Stated task
Begin at the first line and end at the line containing "years = [2025, 2026, 2027, 2028, 2029]". Extract exactly those lines.

Recorded data

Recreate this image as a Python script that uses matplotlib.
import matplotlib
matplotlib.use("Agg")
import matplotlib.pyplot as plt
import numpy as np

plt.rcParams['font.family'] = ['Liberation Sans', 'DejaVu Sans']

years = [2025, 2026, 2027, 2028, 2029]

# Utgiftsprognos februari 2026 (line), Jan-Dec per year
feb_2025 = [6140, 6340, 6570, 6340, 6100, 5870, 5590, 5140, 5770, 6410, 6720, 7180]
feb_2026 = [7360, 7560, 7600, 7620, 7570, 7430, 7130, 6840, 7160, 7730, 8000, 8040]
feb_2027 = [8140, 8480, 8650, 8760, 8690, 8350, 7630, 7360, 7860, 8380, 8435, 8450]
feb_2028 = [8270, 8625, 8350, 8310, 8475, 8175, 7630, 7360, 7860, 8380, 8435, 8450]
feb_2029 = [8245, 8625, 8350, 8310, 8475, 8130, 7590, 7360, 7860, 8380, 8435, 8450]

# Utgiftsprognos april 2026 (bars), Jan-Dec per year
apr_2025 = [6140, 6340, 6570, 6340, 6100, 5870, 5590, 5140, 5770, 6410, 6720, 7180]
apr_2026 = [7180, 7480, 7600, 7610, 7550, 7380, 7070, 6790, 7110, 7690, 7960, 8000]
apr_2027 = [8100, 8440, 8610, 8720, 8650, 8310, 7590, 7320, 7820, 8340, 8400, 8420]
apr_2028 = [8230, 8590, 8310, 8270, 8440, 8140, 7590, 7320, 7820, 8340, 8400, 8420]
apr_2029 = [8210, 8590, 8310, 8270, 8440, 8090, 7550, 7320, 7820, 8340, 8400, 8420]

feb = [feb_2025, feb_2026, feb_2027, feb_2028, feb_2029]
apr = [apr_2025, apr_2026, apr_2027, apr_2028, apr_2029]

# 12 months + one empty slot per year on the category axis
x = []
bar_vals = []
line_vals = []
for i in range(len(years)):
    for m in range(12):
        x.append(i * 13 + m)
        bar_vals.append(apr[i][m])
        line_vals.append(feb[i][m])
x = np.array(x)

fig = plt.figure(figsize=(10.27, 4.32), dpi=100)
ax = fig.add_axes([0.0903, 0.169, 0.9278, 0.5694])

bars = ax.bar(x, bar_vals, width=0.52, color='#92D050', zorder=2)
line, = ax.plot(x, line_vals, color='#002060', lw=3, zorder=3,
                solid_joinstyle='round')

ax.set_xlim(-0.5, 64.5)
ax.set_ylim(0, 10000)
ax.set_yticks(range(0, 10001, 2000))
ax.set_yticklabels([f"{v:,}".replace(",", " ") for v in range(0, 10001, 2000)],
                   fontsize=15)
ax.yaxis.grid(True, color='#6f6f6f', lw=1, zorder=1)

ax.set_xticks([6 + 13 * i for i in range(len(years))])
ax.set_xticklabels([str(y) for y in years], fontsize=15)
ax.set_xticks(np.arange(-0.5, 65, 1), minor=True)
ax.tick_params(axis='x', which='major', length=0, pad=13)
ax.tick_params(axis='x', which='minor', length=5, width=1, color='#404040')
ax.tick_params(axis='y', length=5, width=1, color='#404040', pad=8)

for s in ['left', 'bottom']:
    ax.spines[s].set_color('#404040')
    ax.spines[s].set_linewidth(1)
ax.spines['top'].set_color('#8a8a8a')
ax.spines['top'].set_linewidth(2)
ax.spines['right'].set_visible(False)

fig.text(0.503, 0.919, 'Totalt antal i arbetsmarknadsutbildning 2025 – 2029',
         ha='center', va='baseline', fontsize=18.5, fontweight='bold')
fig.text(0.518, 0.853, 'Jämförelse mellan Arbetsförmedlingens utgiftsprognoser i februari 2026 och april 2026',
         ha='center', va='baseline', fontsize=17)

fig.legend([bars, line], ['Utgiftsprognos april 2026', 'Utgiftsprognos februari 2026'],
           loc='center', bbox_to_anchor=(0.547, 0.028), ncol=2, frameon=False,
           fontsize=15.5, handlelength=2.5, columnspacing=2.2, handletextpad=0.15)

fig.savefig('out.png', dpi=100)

Reply to the exercise
Recreate this image as a Python script that uses matplotlib.
import matplotlib
matplotlib.use("Agg")
import matplotlib.pyplot as plt
import numpy as np

plt.rcParams['font.family'] = ['Liberation Sans', 'DejaVu Sans']

years = [2025, 2026, 2027, 2028, 2029]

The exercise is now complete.